Five members of the MPC voted to cut the rate by 50 basis points, while one member called for a quarter-point reduction.
"After having reduced the policy repo rate by 100 bps in quick succession since February 2025, under the current circumstances, monetary policy is left with very limited space to support growth," the bank said.
"Hence, the MPC also decided to change the stance from accommodative to neutral," RBI added.
The RBI Governor said the changes in growth-inflation dynamics call for not only continuing with the policy easing but also frontloading the rate cuts to support growth.
Malhotra said, "…today's monetary policy actions should be seen as a step towards propelling growth to a higher aspirational trajectory."
In order to provide durable liquidity, the MPC decided to reduce the cash reserve ratio by 100 basis points to 3.0 percent.
The bank downgraded its inflation forecast for the current financial year to 3.7 percent from 4.0 percent.
Real economic growth for 2025-26 was projected at 6.5 percent, which was unchanged from the previous outlook.

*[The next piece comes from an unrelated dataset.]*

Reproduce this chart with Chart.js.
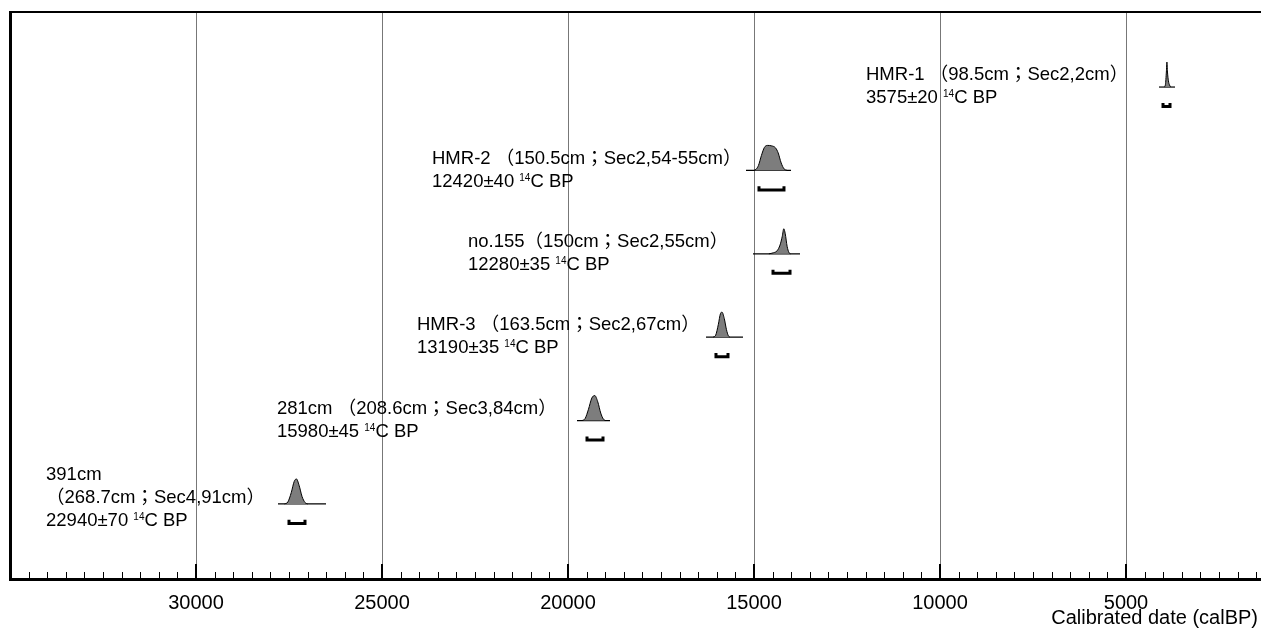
<!DOCTYPE html>
<html>
<head>
<meta charset="utf-8">
<script src="https://cdn.jsdelivr.net/npm/chart.js@4.4.1/dist/chart.umd.min.js"></script>
<style>
  html, body { margin: 0; padding: 0; background: #fff; overflow: hidden; }
</style>
</head>
<body>
<canvas id="chart" width="1261" height="628"></canvas>
<script>
// samples, top to bottom
const sampleNames = ['HMR-1', 'HMR-2', 'no.155', 'HMR-3', '281cm', '391cm'];
const labelLines = [
    ['HMR-1 （98.5cm；Sec2,2cm）'],
    ['HMR-2 （150.5cm；Sec2,54-55cm）'],
    ['no.155（150cm；Sec2,55cm）'],
    ['HMR-3 （163.5cm；Sec2,67cm）'],
    ['281cm （208.6cm；Sec3,84cm）'],
    ['391cm', '（268.7cm；Sec4,91cm）']
];
const c14Ages = ['3575±20', '12420±40', '12280±35', '13190±35', '15980±45', '22940±70'];

// baseline of each probability plot (calBP)
const baseOld = [4113, 15215, 15027, 16290, 19758, 27796];
const baseYoung = [3683, 14005, 13763, 15296, 18871, 26505];

// 2 sigma ranges (calBP)
const rangeOld = [4005, 14866, 14489, 16022, 19489, 27500];
const rangeYoung = [3817, 14194, 14032, 15699, 19059, 27070];

// probability curves [calBP, relative height]
const curveHMR1 = [[3970, 0], [3940, 0.1], [3915, 0.6], [3900, 1.0], [3885, 0.6], [3860, 0.25], [3830, 0.08], [3800, 0]];
const curveHMR2 = [[15000, 0], [14950, 0.04], [14880, 0.2], [14800, 0.6], [14720, 0.92], [14640, 1.0], [14520, 0.98], [14420, 0.9], [14350, 0.7], [14270, 0.3], [14190, 0.06], [14110, 0]];
const curveNo155 = [[14600, 0], [14480, 0.04], [14380, 0.12], [14300, 0.35], [14240, 0.7], [14200, 1.0], [14160, 0.8], [14110, 0.3], [14060, 0.05], [14020, 0]];
const curveHMR3 = [[16100, 0], [16030, 0.08], [15960, 0.5], [15900, 0.95], [15860, 1.0], [15800, 0.75], [15740, 0.3], [15690, 0.06], [15650, 0]];
const curve281 = [[19620, 0], [19540, 0.08], [19450, 0.45], [19360, 0.9], [19280, 1.0], [19200, 0.75], [19120, 0.3], [19050, 0.06], [18990, 0]];
const curve391 = [[27620, 0], [27530, 0.08], [27440, 0.45], [27360, 0.9], [27300, 1.0], [27230, 0.75], [27150, 0.3], [27070, 0.06], [27000, 0]];
const curves = [curveHMR1, curveHMR2, curveNo155, curveHMR3, curve281, curve391];

// where each text block starts (calBP)
const labelX = [11989, 23656, 22688, 24059, 27823, 34032];

const majorTicks = [30000, 25000, 20000, 15000, 10000, 5000];
const axisTitle = 'Calibrated date (calBP)';

const FONT = '"Liberation Sans", Arial, "Noto Sans CJK JP", sans-serif';
const peakHeight = 0.3;
const rowBase = i => (sampleNames.length - 1 - i) + 0.9;

const datasets = [];
sampleNames.forEach((name, i) => {
    const base = rowBase(i);
    datasets.push({
        label: name,
        data: curves[i].map(([v, h]) => ({ x: v, y: base + h * peakHeight })),
        fill: { value: base },
        backgroundColor: '#7d7d7d',
        borderColor: '#000',
        borderWidth: 1,
        pointRadius: 0,
        cubicInterpolationMode: 'monotone'
    });
    datasets.push({
        label: name + ' base',
        data: [{ x: baseOld[i], y: base }, { x: baseYoung[i], y: base }],
        borderColor: '#000',
        borderWidth: 1.2,
        pointRadius: 0,
        fill: false
    });
    datasets.push({
        label: name + ' 2s',
        data: [
            { x: rangeOld[i], y: base - 0.19 },
            { x: rangeOld[i], y: base - 0.234 },
            { x: rangeYoung[i], y: base - 0.234 },
            { x: rangeYoung[i], y: base - 0.19 }
        ],
        borderColor: '#000',
        borderWidth: 3,
        borderJoinStyle: 'miter',
        pointRadius: 0,
        fill: false
    });
});

// small ticks along the axis, top frame line, axis title
const axisTicks = {
    id: 'axisTicks',
    afterDraw(chart) {
        const { ctx, chartArea, scales: { x } } = chart;
        ctx.save();
        ctx.strokeStyle = '#000';
        for (let v = 500; v <= 35000; v += 500) {
            const px = x.getPixelForValue(v);
            if (px < chartArea.left + 2 || px > chartArea.right) continue;
            const major = v % 5000 === 0;
            ctx.lineWidth = major ? 2 : 1;
            const xx = major ? Math.round(px) : Math.round(px) + 0.5;
            ctx.beginPath();
            ctx.moveTo(xx, chartArea.bottom);
            ctx.lineTo(xx, chartArea.bottom - (major ? 15 : 7));
            ctx.stroke();
        }
        ctx.lineWidth = 2;
        ctx.beginPath();
        ctx.moveTo(chartArea.left, chartArea.top);
        ctx.lineTo(chartArea.right, chartArea.top);
        ctx.stroke();

        ctx.fillStyle = '#000';
        ctx.font = '20px ' + FONT;
        ctx.textAlign = 'right';
        ctx.textBaseline = 'middle';
        ctx.fillText(axisTitle, chart.width - 3, chartArea.bottom + 39);
        ctx.restore();
    }
};

// sample texts
const sampleText = {
    id: 'sampleText',
    afterDatasetsDraw(chart) {
        const { ctx, scales: { x, y } } = chart;
        ctx.save();
        ctx.fillStyle = '#000';
        ctx.textBaseline = 'middle';
        ctx.textAlign = 'left';
        sampleNames.forEach((name, i) => {
            const lines = labelLines[i];
            const n = lines.length + 1;
            const left = x.getPixelForValue(labelX[i]);
            const basePx = y.getPixelForValue(rowBase(i));
            let ty = basePx - 12 - (n - 2) * 17;
            ctx.font = '18.5px ' + FONT;
            lines.forEach(line => {
                ctx.fillText(line, left, ty);
                ty += 23;
            });
            // age line with superscript 14
            let cx = left;
            const first = c14Ages[i] + ' ';
            ctx.fillText(first, cx, ty);
            cx += ctx.measureText(first).width;
            ctx.font = '10px ' + FONT;
            ctx.fillText('14', cx, ty - 3.5);
            cx += ctx.measureText('14').width;
            ctx.font = '18.5px ' + FONT;
            ctx.fillText('C BP', cx, ty);
        });
        ctx.restore();
    }
};

new Chart(document.getElementById('chart'), {
    type: 'line',
    data: { datasets },
    options: {
        responsive: false,
        animation: false,
        layout: { padding: { left: 10, top: 12, right: 0, bottom: 0 } },
        plugins: {
            legend: { display: false },
            tooltip: { enabled: false }
        },
        scales: {
            x: {
                type: 'linear',
                reverse: true,
                min: 1371,
                max: 35000,
                afterBuildTicks: s => { s.ticks = majorTicks.map(v => ({ value: v })); },
                afterFit: s => { s.height = 49; },
                ticks: {
                    color: '#000',
                    font: { size: 20, family: FONT },
                    padding: 12,
                    maxRotation: 0,
                    autoSkip: false,
                    callback: v => String(v)
                },
                grid: { color: '#777', lineWidth: 1, drawTicks: false },
                border: { color: '#000', width: 3 }
            },
            y: {
                min: 0,
                max: 6.8,
                ticks: { display: false },
                grid: { display: false, drawTicks: false },
                border: { color: '#000', width: 3 }
            }
        }
    },
    plugins: [axisTicks, sampleText]
});
</script>
</body>
</html>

The bank observed that the trade policy uncertainty continued to weigh on exports prospects.
The central bank projected real GDP growth at 6.5 percent in the June quarter, 6.7 percent in the September quarter, 6.6 percent in the December quarter and 6.3 percent in the three months to March.
"The risks are evenly balanced," the bank said.
ING economist Deepali Bhargava said the RBI is signaling a near-term pause, while leaving the door open for more easing if growth or inflation weakens further.
The economist continues to expect another 25-basis point rate cut in the fourth quarter of this year.